Other state education leaders, including USM Student Regent Langston Frazier of UMES, joined the Chancellor at the ceremony, led by Dr. Karen Olmstead, SU provost and senior vice president of academic affairs. Two USM Board of Regents members — Assistant Secretary Robert Rauch, and D’Ana Johnson, who chaired the search for SU’s new president — also lauded Wight’s leadership.

“Chuck is the right leader at the right time for Salisbury,” said Rauch. “He brings insightful and energetic leadership and has an unfaltering commitment to the students he serves. His vision for excellence and his commitment to this institution will serve SU and the USM extremely well.”

“Since taking office last July, Dr.
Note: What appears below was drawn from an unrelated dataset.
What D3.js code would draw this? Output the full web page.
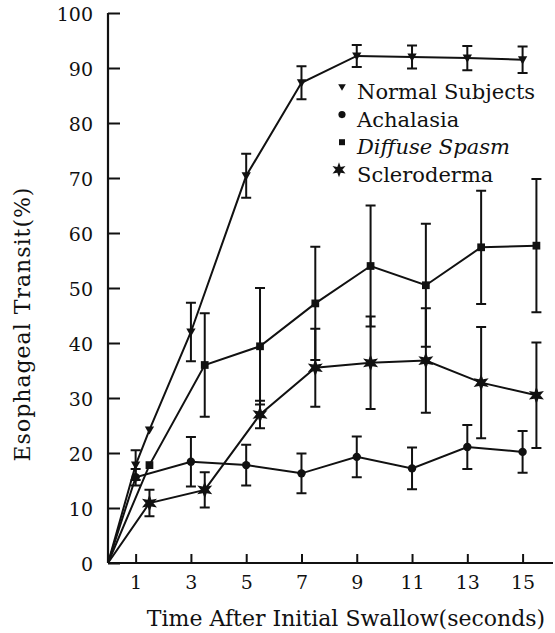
<!DOCTYPE html>
<html>
<head>
<meta charset="utf-8">
<script src="https://cdn.jsdelivr.net/npm/d3@7.9.0/dist/d3.min.js"></script>
<style>
  body { margin: 0; background: #fff; }
  svg text { font-family: "DejaVu Serif", serif; fill: #111; }
</style>
</head>
<body>
<svg id="chart" width="555" height="633"></svg>
<script>
// series: time (s), mean transit (%), +/- error
const normalTimes = [0, 1, 1.5, 3, 5, 7, 9, 11, 13, 15];
const normalMean  = [0, 17.8, 24.2, 42, 70.4, 87.3, 92.2, 92.0, 91.8, 91.5];
const normalErr   = [0, 2.7, 0, 5.3, 4, 3, 2, 2.1, 2.2, 2.4];

const achalasiaTimes = [0, 1, 3, 5, 7, 9, 11, 13, 15];
const achalasiaMean  = [0, 15.6, 18.4, 17.8, 16.3, 19.3, 17.2, 21.1, 20.2];
const achalasiaErr   = [0, 1.5, 4.5, 3.7, 3.6, 3.7, 3.8, 4, 3.8];

const spasmTimes = [0, 1.5, 3.5, 5.5, 7.5, 9.5, 11.5, 13.5, 15.5];
const spasmMean  = [0, 17.8, 36, 39.4, 47.2, 54, 50.5, 57.4, 57.7];
const spasmErr   = [0, 0, 9.4, 10.6, 10.3, 11, 11.2, 10.3, 12.1];

const scleroTimes = [0, 1.5, 3.5, 5.5, 7.5, 9.5, 11.5, 13.5, 15.5];
const scleroMean  = [0, 10.9, 13.3, 27, 35.5, 36.4, 36.8, 32.8, 30.5];
const scleroErr   = [0, 2.4, 3.2, 2.5, 7.1, 8.4, 9.5, 10.1, 9.6];

const xTicks = [1, 3, 5, 7, 9, 11, 13, 15];
const yTicks = [0, 10, 20, 30, 40, 50, 60, 70, 80, 90, 100];

const legendLabels = ['Normal Subjects', 'Achalasia', 'Diffuse Spasm', 'Scleroderma'];

// six pointed star, like the one printed in the figure
const symbolStar6 = {
  draw(context, size) {
    const r = Math.sqrt(size / 1.6);
    const ri = r * 0.45;
    for (let i = 0; i < 12; i++) {
      const a = Math.PI / 6 * i - Math.PI / 2;
      const rr = i % 2 === 0 ? r : ri;
      const px = Math.cos(a) * rr, py = Math.sin(a) * rr;
      if (i === 0) context.moveTo(px, py); else context.lineTo(px, py);
    }
    context.closePath();
  }
};
const symbolTriDown = {
  draw(context, size) {
    const s = Math.sqrt(size);
    context.moveTo(-s * 0.6, -s * 0.45);
    context.lineTo(s * 0.6, -s * 0.45);
    context.lineTo(0, s * 0.6);
    context.closePath();
  }
};

const series = [
  { times: normalTimes, mean: normalMean, err: normalErr, symbol: symbolTriDown, size: 60, legendSize: 40 },
  { times: achalasiaTimes, mean: achalasiaMean, err: achalasiaErr, symbol: d3.symbolCircle, size: 55, legendSize: 40 },
  { times: spasmTimes, mean: spasmMean, err: spasmErr, symbol: d3.symbolSquare, size: 60, legendSize: 36 },
  { times: scleroTimes, mean: scleroMean, err: scleroErr, symbol: symbolStar6, size: 120, legendSize: 90 },
];

const svg = d3.select('#chart');
const x = d3.scaleLinear().domain([0, 16.1]).range([108, 553]);
const y = d3.scaleLinear().domain([0, 100]).range([563, 13]);

// axes
const xAxis = svg.append('g').attr('transform', `translate(0,${y(0)})`)
  .call(d3.axisBottom(x).tickValues(xTicks).tickSizeInner(-9).tickSizeOuter(0).tickPadding(13));
const yAxis = svg.append('g').attr('transform', `translate(${x(0)},0)`)
  .call(d3.axisLeft(y).tickValues(yTicks).tickSizeInner(-12).tickSizeOuter(0).tickPadding(15));

[xAxis, yAxis].forEach(ax => {
  ax.select('.domain').attr('stroke', '#111').attr('stroke-width', 2.2);
  ax.selectAll('.tick line').attr('stroke', '#111').attr('stroke-width', 2);
  ax.selectAll('.tick text').style('font-size', '19px').attr('fill', '#111');
});
yAxis.select('.domain').attr('d', `M0,${y(0)}V${y(100)}`);
xAxis.select('.domain').attr('d', `M${x(0)},0H${x.range()[1]}`);
yAxis.selectAll('.tick text').attr('dy', '0.4em');

// axis titles
svg.append('text')
  .attr('x', 346).attr('y', 626)
  .attr('text-anchor', 'middle')
  .style('font-size', '22px')
  .text('Time After Initial Swallow(seconds)');

svg.append('text')
  .attr('transform', 'translate(30,324) rotate(-90)')
  .attr('text-anchor', 'middle')
  .style('font-size', '22px')
  .style('letter-spacing', '1px')
  .text('Esophageal Transit(%)');

const line = d3.line().x(d => x(d.t)).y(d => y(d.v));

series.forEach(s => {
  const pts = s.times.map((t, i) => ({ t, v: s.mean[i], e: s.err[i] }));
  const g = svg.append('g');

  g.append('path')
    .attr('d', line(pts))
    .attr('fill', 'none')
    .attr('stroke', '#111')
    .attr('stroke-width', 2);

  const bars = pts.filter(d => d.e > 0);
  g.selectAll('.bar').data(bars).enter().append('path')
    .attr('d', d => {
      const cx = x(d.t), top = y(d.v + d.e), bot = y(d.v - d.e);
      return `M${cx},${top}V${bot}M${cx - 5},${top}H${cx + 5}M${cx - 5},${bot}H${cx + 5}`;
    })
    .attr('fill', 'none')
    .attr('stroke', '#111')
    .attr('stroke-width', 2);

  g.selectAll('.mark').data(pts.slice(1)).enter().append('path')
    .attr('transform', d => `translate(${x(d.t)},${y(d.v)})`)
    .attr('d', d3.symbol().type(s.symbol).size(s.size))
    .attr('fill', '#111');
});

// legend
const legend = svg.append('g');
legendLabels.forEach((label, i) => {
  const yy = 87 + i * 27.6;
  legend.append('path')
    .attr('transform', `translate(${i === 3 ? 339 : 342},${yy})`)
    .attr('d', d3.symbol().type(series[i].symbol).size(series[i].legendSize))
    .attr('fill', '#111');
  legend.append('text')
    .attr('x', 357).attr('y', yy + 12)
    .style('font-size', '21px')
    .style('font-style', i === 2 ? 'italic' : 'normal')
    .text(label);
});
</script>
</body>
</html>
Wight has quickly implemented his vision of collaborative leadership focused on student success,” Johnson said.

SU Student Government Association President Devin Neil, agreed: “Dr. Wight has a reputation for being the ‘student president,’ something that, as the representative of the undergraduate population, I am extremely excited about. Since the beginning of the fall semester, I have already seen the great enthusiasm he has for engaging the student body, working tirelessly to reach out and hear their needs and interests.”
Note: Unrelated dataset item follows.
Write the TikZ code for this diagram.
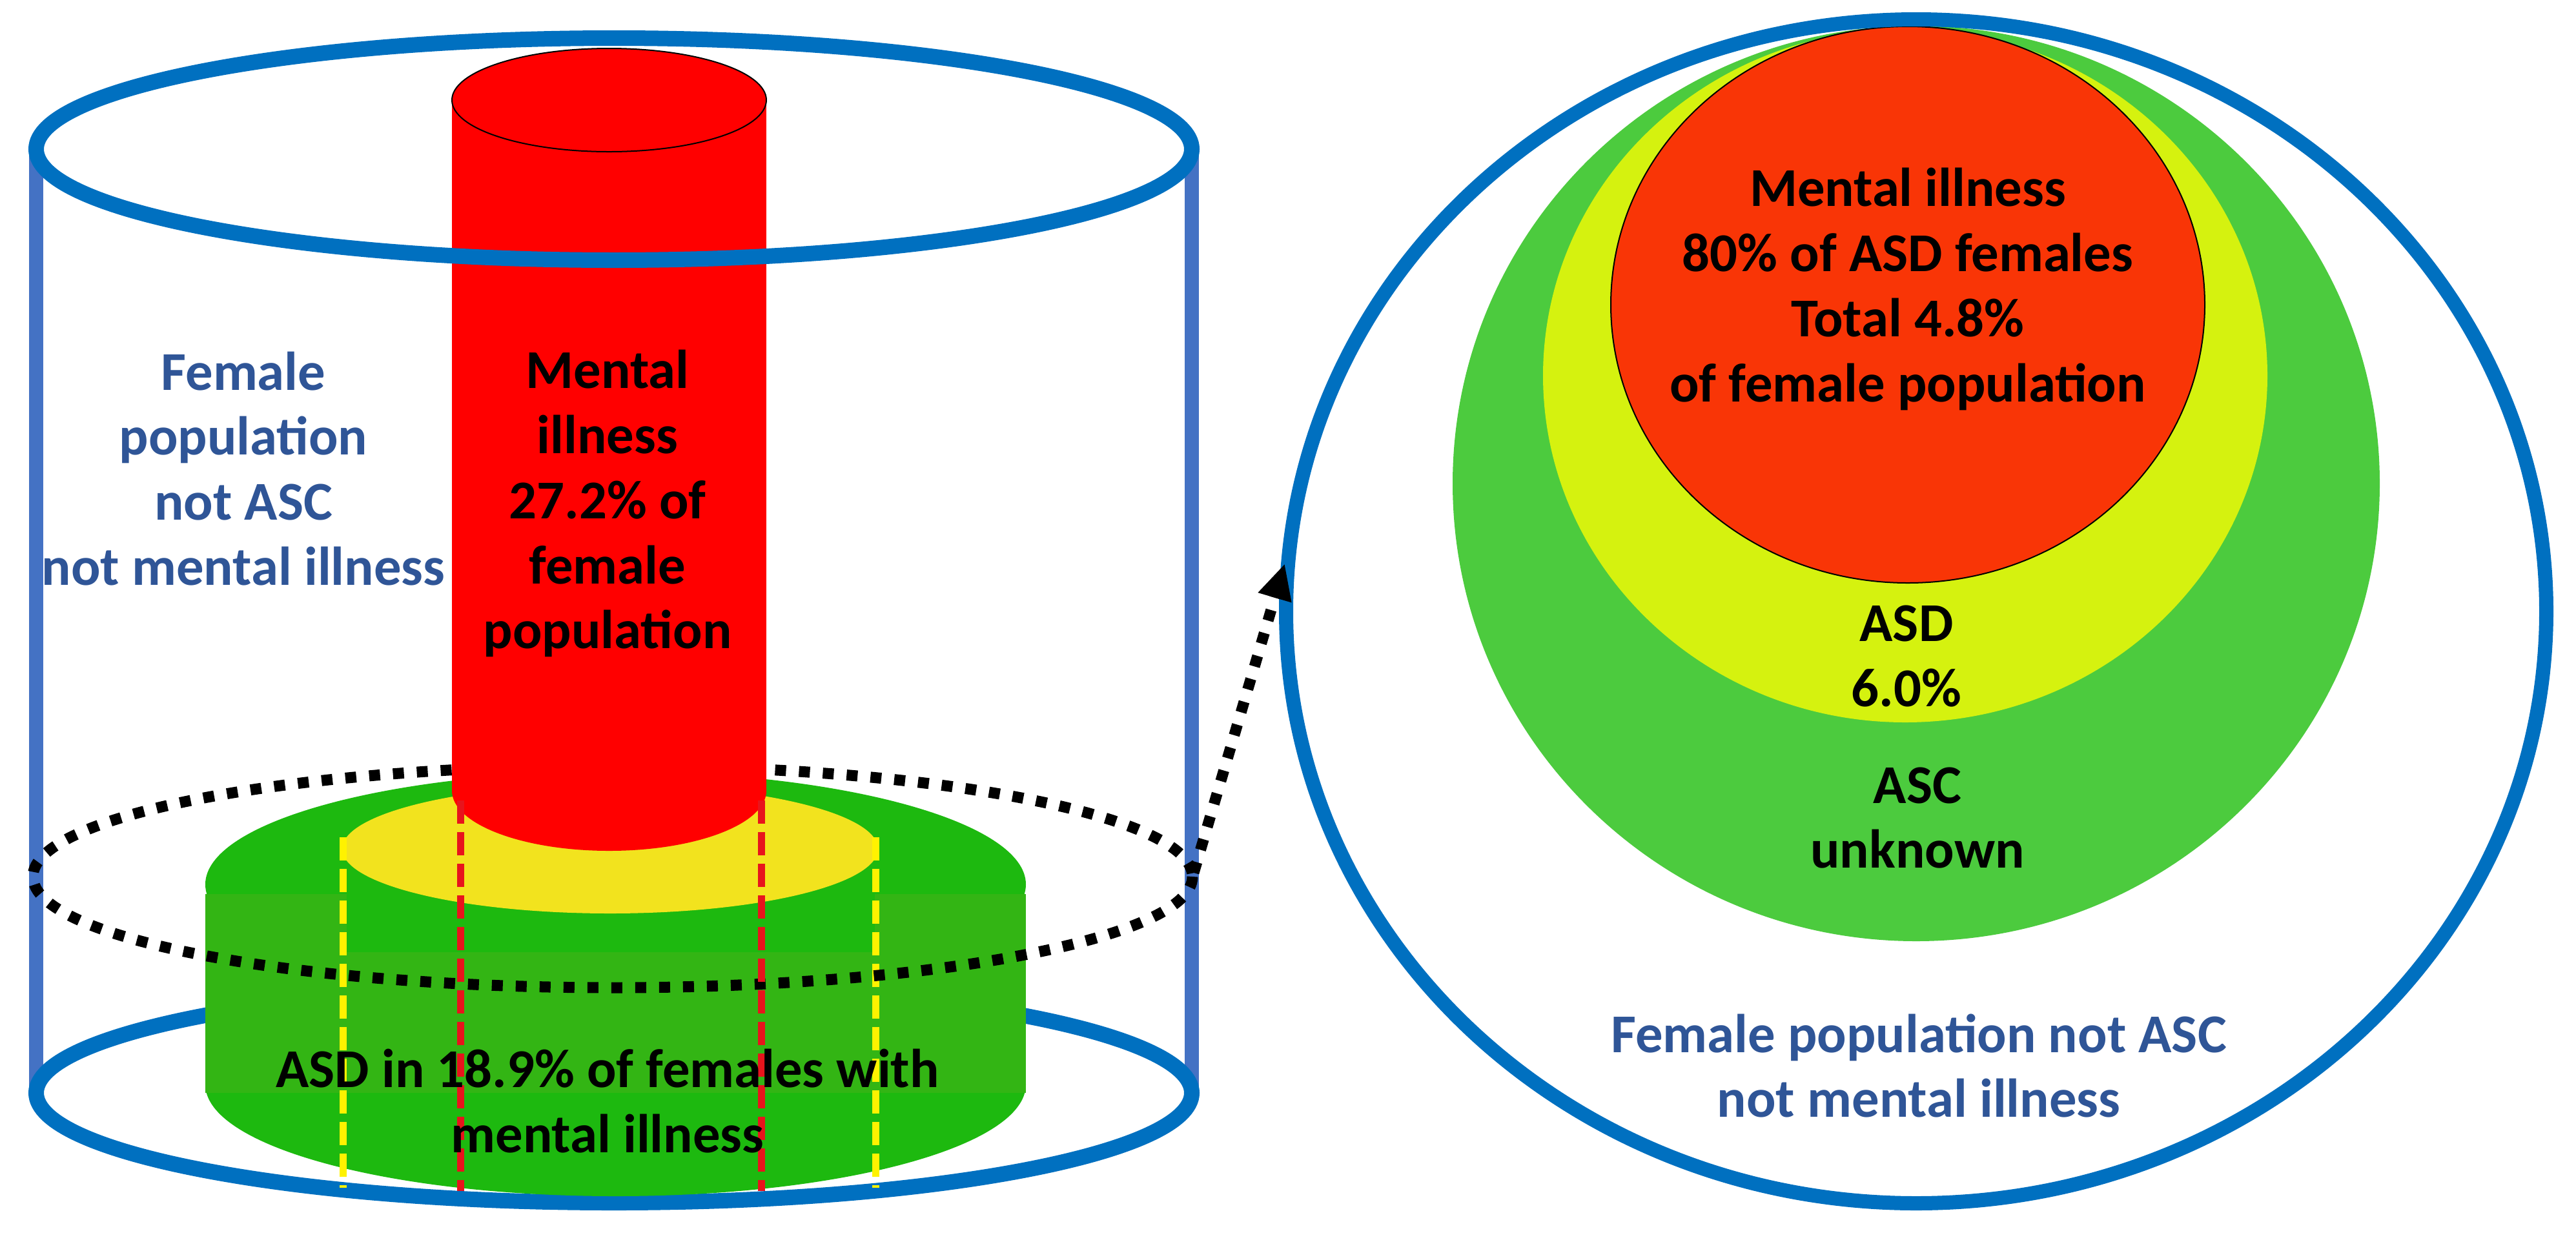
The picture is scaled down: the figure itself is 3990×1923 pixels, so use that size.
\documentclass[tikz,border=0pt]{standalone}
\usepackage{fontspec}
\setmainfont{Carlito}
\usetikzlibrary{arrows.meta}
\definecolor{rimblue}{HTML}{0070C0}
\definecolor{wallblue}{HTML}{4472C4}
\definecolor{popblue}{HTML}{2F5597}
\definecolor{mired}{HTML}{FF0000}
\definecolor{dashred}{HTML}{E8141C}
\definecolor{ascgreen}{HTML}{1DB90F}
\definecolor{ascside}{HTML}{33B514}
\definecolor{asdyellow}{HTML}{F2E31E}
\definecolor{ringgreen}{HTML}{4CCB3E}
\definecolor{ringyellow}{HTML}{D5F20F}
\definecolor{ringred}{HTML}{F93506}

\begin{document}
\begin{tikzpicture}[
      x=0.01cm, y=-0.01cm,
      >=Latex,
      % pixel grid of the figure, y runs downwards
      rim/.style={draw=rimblue, line width=0.24cm},
      wall/.style={draw=wallblue, line width=0.22cm},
      seamyellow/.style={draw=yellow, line width=0.11cm, dash pattern=on 0.36cm off 0.13cm},
      seamred/.style={draw=dashred, line width=0.11cm, dash pattern=on 0.36cm off 0.13cm},
      ringdots/.style={draw=black, line width=0.17cm, dash pattern=on 0.17cm off 0.2cm},
      lbl/.style={align=center, inner sep=0pt, font=\fontsize{24.1}{28.7}\selectfont\bfseries}
    ]
      \useasboundingbox (0,0) rectangle (3990,1923);

      % outer cylinder: walls and base
      \draw[wall] (56,231) -- (56,1693);
      \draw[wall] (1846,231) -- (1846,1693);
      \draw[rim] (951,1693) ellipse [x radius=895, y radius=170];

      % ASC disk with ASD top
      \fill[ascgreen] (953.5,1680) ellipse [x radius=635.5, y radius=173];
      \fill[ascgreen] (953.5,1370) ellipse [x radius=635.5, y radius=175];
      \fill[ascside] (318,1385) rectangle (1589,1693);
      \fill[ascgreen] (537,1384) rectangle (1355,1475);
      \fill[asdyellow] (945,1315) ellipse [x radius=415, y radius=100];
      \draw[seamyellow] (531,1297) -- (531,1840);
      \draw[seamyellow] (1356,1297) -- (1356,1840);

      % dotted cut
      \draw[ringdots] (949,1358) ellipse [x radius=898, y radius=172];

      % mental illness column
      \fill[mired] (700,155) rectangle (1187,1225);
      \fill[mired] (943.5,1225) ellipse [x radius=243.5, y radius=93];
      \draw[seamred] (713,1240) -- (713,1845);
      \draw[seamred] (1179,1240) -- (1179,1845);
      \filldraw[fill=mired, draw=black, line width=0.02cm] (943.5,155) ellipse [x radius=243.5, y radius=80];

      % outer cylinder: top
      \draw[rim] (951,231) ellipse [x radius=895, y radius=172];

      % zoomed cross-section
      \fill[ringgreen] (2968,749) ellipse [x radius=718, y radius=709];
      \fill[ringyellow] (2951,582) ellipse [x radius=561, y radius=537];
      \filldraw[fill=ringred, draw=black, line width=0.02cm] (2955,472) ellipse [x radius=460, y radius=431];
      \draw[rim, line width=0.22cm] (2968,947) ellipse [x radius=976, y radius=917];

      \coordinate (ringE) at (1849,1352);
      \coordinate (zoomtip) at (1990,873);
      \draw[ringdots, -{Triangle[length=0.55cm,width=0.5cm]}] (ringE) -- (zoomtip);

      % labels
      \node[lbl, text=popblue] (popL) at (377,726) {Female\\population\\not ASC\\not mental illness};
      \node[lbl] (miL) at (941,780) {Mental\\illness\\27.2\% of\\female\\population};
      \node[lbl] (asdL) at (941,1706) {ASD in 18.9\% of females with\\mental illness};
      \node[lbl] (miR) at (2955,448) {Mental illness\\80\% of ASD females\\Total 4.8\%\\of female population};
      \node[lbl] (asdR) at (2953,1017) {ASD\\6.0\%};
      \node[lbl] (ascR) at (2970,1267) {ASC\\unknown};
      \node[lbl, text=popblue] (popR) at (2972,1651) {Female population not ASC\\not mental illness};
    \end{tikzpicture}
\end{document}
Faculty and staff representatives also were enthusiastic.

“We are positioned to create and re-envision what higher education is and can be for the students, staff and faculty here,” said Dr. Jennifer Jewell of the Social Work Department, vice president of the Faculty Senate. Addressing Wight, she added: “We want you to succeed because when you succeed, the SU community succeeds.”

“SU’s path to quality and excellence has been a journey of persistence, passion and innovation,” said Stefanie Hurst, chair of the Staff Senate. “Like any great vision, its success and achievements would not have been accomplished without the support of our leadership. We look forward to working with Dr. Wight to continue the University’s practice of coming together to accomplish big things.”

Since coming to Salisbury with his wife, Victoria Rasmussen, Wight has immersed himself in the region. He is part of Leadership Maryland’s Class of 2019 and is active in the Greater Salisbury Committee, the Salisbury Area and Greater Ocean City chambers of commerce, Junior Achievement of the Eastern Shore, Big Brothers Big Sisters of the Eastern Shore, the NAACP and other organizations promoting economic development and quality of life in Salisbury and the state.

His background in higher education spans some 35 years. He earned his B.S. in chemistry at the University of Virginia in 1977 and his Ph.D. at Caltech in 1982. Following two years as a postdoctoral research associate at the University of Colorado, he was appointed assistant professor of chemistry at the University of Utah and rose to professor. A physical chemist, he researched the chemistry of explosives and propellants.

Between 1999 and 2012, Wight held a host of administrative and leadership roles at Utah, including Academic Senate president, coordinator of web-based instruction, associate dean of undergraduate instruction, assistant vice president of continuing education, associate vice president of academic affairs, and Graduate School dean. From 2013-2018, he served his first presidency at Weber State University, a public regional campus in Utah with some 28,000 students.

At SU, he is excited about continuing to spark an interest in learning among young people and provide them with the resources to succeed — goals that have driven him throughout his career.

“This institution is in great shape,” he said. “It is highly ranked, and it’s on all the best value lists. The faculty and staff are highly dedicated, the students are highly successful, and the campus is spectacular. … Thank you for placing your trust in me as its president.”